**DIRECTION:**
Copy each line that contains the word "this".

**ROWS:**
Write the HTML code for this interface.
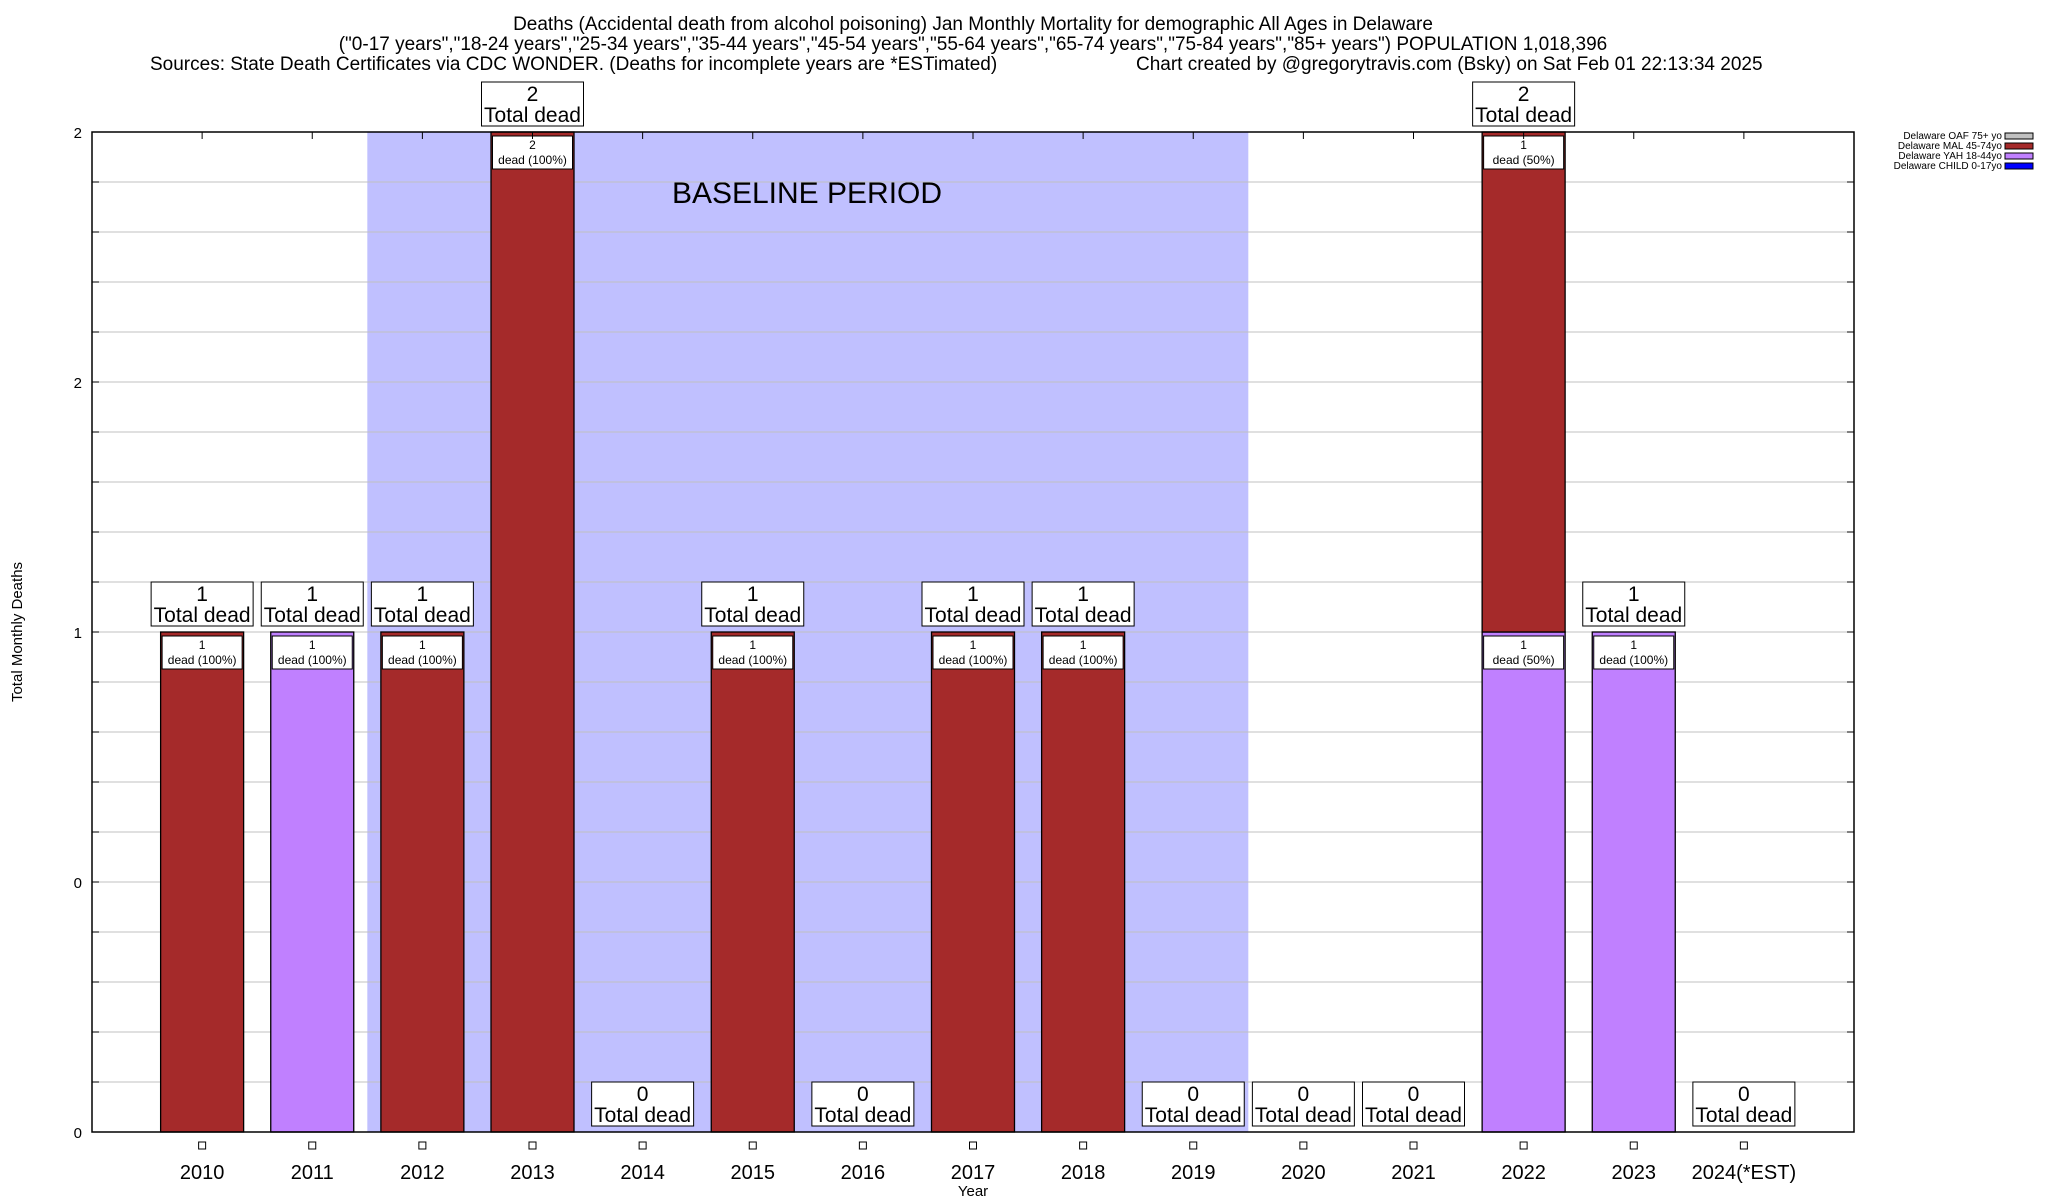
<!DOCTYPE html>
<html><head><meta charset="utf-8"><style>
html,body{margin:0;padding:0;background:#fff;}
svg{display:block;font-family:"Liberation Sans",Arial,sans-serif;}
</style></head><body>
<svg id="chart" width="2048" height="1200" viewBox="0 0 2048 1200" xmlns="http://www.w3.org/2000/svg">
<rect width="2048" height="1200" fill="#fff"/>
<g font-size="19" fill="#000">
<text x="973" y="30" text-anchor="middle">Deaths (Accidental death from alcohol poisoning) Jan Monthly Mortality for demographic All Ages in Delaware</text>
<text x="973" y="50" text-anchor="middle">("0-17 years","18-24 years","25-34 years","35-44 years","45-54 years","55-64 years","65-74 years","75-84 years","85+ years") POPULATION 1,018,396</text>
<text x="150" y="70">Sources: State Death Certificates via CDC WONDER. (Deaths for incomplete years are *ESTimated)</text>
<text x="1136" y="70">Chart created by @gregorytravis.com (Bsky) on Sat Feb 01 22:13:34 2025</text>
</g>
<g id="plot"></g>
<g font-size="10">
<text x="2002" y="139" text-anchor="end">Delaware OAF 75+ yo</text>
<rect x="2005" y="133" width="28" height="6" fill="#c0c0c0" stroke="#000"/>
<text x="2002" y="149" text-anchor="end">Delaware MAL 45-74yo</text>
<rect x="2005" y="143" width="28" height="6" fill="#a52a2a" stroke="#000"/>
<text x="2002" y="159" text-anchor="end">Delaware YAH 18-44yo</text>
<rect x="2005" y="153" width="28" height="6" fill="#c080ff" stroke="#000"/>
<text x="2002" y="169" text-anchor="end">Delaware CHILD 0-17yo</text>
<rect x="2005" y="163" width="28" height="6" fill="#0000ff" stroke="#000"/>
</g>
<text x="22" y="632" font-size="15" text-anchor="middle" transform="rotate(-90 22 632)">Total Monthly Deaths</text>
<text x="973" y="1196" font-size="15" text-anchor="middle">Year</text>
</svg>
<script>
const years=["2010","2011","2012","2013","2014","2015","2016","2017","2018","2019","2020","2021","2022","2023","2024(*EST)"];
const child=[0,0,0,0,0,0,0,0,0,0,0,0,0,0,0];
const yah=[0,1,0,0,0,0,0,0,0,0,0,0,1,1,0];
const mal=[1,0,1,2,0,1,0,1,1,0,0,0,1,0,0];
const oaf=[0,0,0,0,0,0,0,0,0,0,0,0,0,0,0];
const yTickVals=[0,0.5,1,1.5,2];
const yTickLabels=["0","0","1","2","2"];
const baseline=[2012,2019];

const NS="http://www.w3.org/2000/svg";
const L=92,R=1854,T=132,B=1132;
const xs=i=>L+(i+1)*(R-L)/16;
const ys=v=>B-(v/2)*(B-T);
const bw=83;
const g=document.getElementById('plot');
function mk(tag,attrs,parent){const e=document.createElementNS(NS,tag);for(const k in attrs)e.setAttribute(k,attrs[k]);(parent||g).appendChild(e);return e;}
function txt(x,y,s,size,parent){const e=mk('text',{x:x,y:y,'font-size':size,'text-anchor':'middle'},parent);e.textContent=s;return e;}

// baseline shading
const b0=years.indexOf(String(baseline[0])),b1=years.indexOf(String(baseline[1]));
const sh=mk('rect',{x:xs(b0-0.5),y:T,width:xs(b1+0.5)-xs(b0-0.5),height:B-T,fill:'#c0c0ff'});


const bt=txt(807,203,'BASELINE PERIOD',30);



// grid
for(let k=0;k<=20;k++){
  const y=ys(k*0.1);
  const gl=mk('line',{x1:L,x2:R,y1:y,y2:y,stroke:'#c0c0c0','stroke-width':1});
  
  
  mk('line',{x1:L,x2:L+7,y1:y,y2:y,stroke:'#000'});
  mk('line',{x1:R,x2:R-7,y1:y,y2:y,stroke:'#000'});
}
yTickVals.forEach((v,i)=>{
  const t=mk('text',{x:82,y:ys(v)+6,'font-size':15,'text-anchor':'end'});
  t.textContent=yTickLabels[i];
  
  
});

const series=[{d:child,c:'#0000ff',n:'child'},{d:yah,c:'#c080ff',n:'yah'},{d:mal,c:'#a52a2a',n:'mal'},{d:oaf,c:'#c0c0c0',n:'oaf'}];
years.forEach((yr,i)=>{
  const x=xs(i);
  const total=series.reduce((s,o)=>s+o.d[i],0);
  let acc=0;
  const labels=[];
  series.forEach(s=>{
    const v=s.d[i];
    if(v>0){
      const r=mk('rect',{x:x-bw/2,y:ys(acc+v),width:bw,height:ys(acc)-ys(acc+v),fill:s.c,stroke:'#000','stroke-width':1.3});
      
      
      labels.push([acc+v,v]);
    }
    acc+=v;
  });
  labels.forEach(([top,v])=>{
    const yt=ys(top)+4;
    const bx=mk('rect',{x:x-40,y:yt,width:80,height:33,fill:'#fff',stroke:'#000'});
    
    
    txt(x,yt+13,String(v),12);
    txt(x,yt+28,'dead ('+Math.round(v/total*100)+'%)',12);
  });
  // total label
  const yb=ys(total)-6;
  const tb=mk('rect',{x:x-51,y:yb-44,width:102,height:44,fill:'#fff',stroke:'#000'});
  
  
  txt(x,yb-25,String(total),21);
  txt(x,yb-4,'Total dead',21);
  // ticks
  mk('line',{x1:x,x2:x,y1:T,y2:T+7,stroke:'#000'});
  mk('rect',{x:x-3.5,y:1142,width:7,height:7,fill:'#fff',stroke:'#000'});
  const xl=txt(x,1179,yr,20);
  
  
});
const fr=mk('rect',{x:L,y:T,width:R-L,height:B-T,fill:'none',stroke:'#000','stroke-width':1.5});


</script>
</body></html>
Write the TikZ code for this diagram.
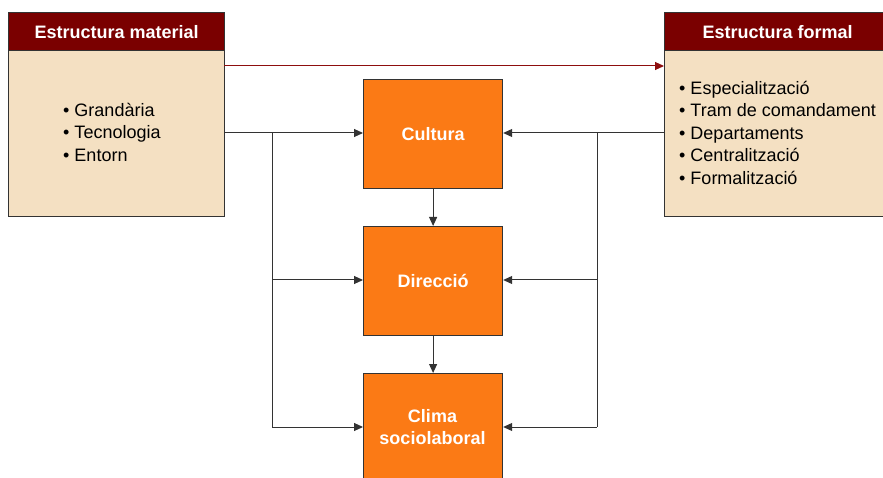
\documentclass[tikz,border=0pt]{standalone}
\usepackage{fontspec}
\setmainfont{Liberation Sans}
\usetikzlibrary{arrows.meta}
\definecolor{hdrred}{HTML}{7A0000}
\definecolor{beige}{HTML}{F4E0C2}
\definecolor{orng}{HTML}{FB7A15}
\definecolor{edge}{HTML}{333333}
\definecolor{linkred}{HTML}{8E0E0E}
\tikzset{
  hdr/.style={draw=edge, line width=1.2pt, fill=hdrred, anchor=north west, inner sep=0pt,
    text=white, font=\bfseries\fontsize{18}{21}\selectfont},
  body/.style={draw=edge, line width=1.2pt, fill=beige, anchor=north west, inner sep=0pt},
  block/.style={draw=edge, line width=1.2pt, fill=orng, anchor=north west, inner sep=0pt},
  blocktext/.style={text=white, align=center, inner sep=0pt, font=\bfseries\fontsize{18}{22}\selectfont},
  items/.style={align=left, anchor=north west, inner sep=0pt, font=\fontsize{18}{22.5}\selectfont},
  tip/.style={-{Triangle[length=9pt,width=8pt]}},
  link/.style={draw=edge, line width=1pt, tip},
  wire/.style={draw=edge, line width=1pt}
}
\begin{document}
\begin{tikzpicture}[x=1pt,y=-1pt]
\useasboundingbox (0,0) rectangle (883,478);
% left: material structure
\node[body, minimum width=216pt, minimum height=166pt] (matb) at (8,50) {};
\node[hdr, minimum width=216pt, minimum height=38pt] (math) at (8,12) {Estructura material};
\node[items] (matl) at (63,103) {• Grandària\\• Tecnologia\\• Entorn};
% right: formal structure
\node[body, minimum width=230pt, minimum height=166pt] (forb) at (664,50) {};
\node[hdr, minimum width=226pt, minimum height=38pt] (forh) at (664,12) {Estructura formal};
\node[items] (forl) at (679,81) {• Especialització\\• Tram de comandament\\• Departaments\\• Centralització\\• Formalització};
% central blocks
\node[block, minimum width=139pt, minimum height=109pt] (cul) at (363,79) {};
\node[blocktext] (cult) at (cul.center) {Cultura};
\node[block, minimum width=139pt, minimum height=109pt] (dir) at (363,226) {};
\node[blocktext] (dirt) at (dir.center) {Direcció};
\node[block, minimum width=139pt, minimum height=120pt] (cli) at (363,373) {};
\node[blocktext] (clit) at (432.5,427) {Clima\\sociolaboral};
% material -> formal
\coordinate (ma) at (224,66);
\coordinate (fa) at (664,66);
\draw[line width=1pt, draw=linkred, tip, color=linkred] (ma) -- (fa);
% left feeders
\coordinate (l0) at (224,133);
\coordinate (lj1) at (272,133);
\coordinate (lj2) at (272,280);
\coordinate (lj3) at (272,427);
\draw[wire] (l0) -- (lj1) -- (lj3);
\draw[link] (lj1) -- (cul.west |- lj1);
\draw[link] (lj2) -- (dir.west |- lj2);
\draw[link] (lj3) -- (cli.west |- lj3);
% right feeders
\coordinate (r0) at (664,133);
\coordinate (rj1) at (597,133);
\coordinate (rj2) at (597,280);
\coordinate (rj3) at (597,427);
\draw[wire] (r0) -- (rj1) -- (rj3);
\draw[link] (rj1) -- (cul.east |- rj1);
\draw[link] (rj2) -- (dir.east |- rj2);
\draw[link] (rj3) -- (cli.east |- rj3);
% vertical chain
\draw[link] (cul.south) -- (dir.north);
\draw[link] (dir.south) -- (cli.north);
\end{tikzpicture}
\end{document}
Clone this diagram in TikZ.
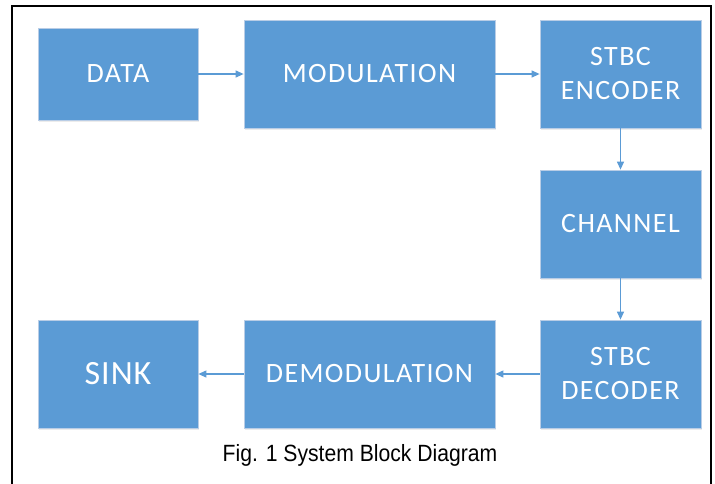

**COMPLETE ANSWER:**
Write the HTML code for this interface.
Write the TikZ code for this diagram.
Clone this diagram in TikZ.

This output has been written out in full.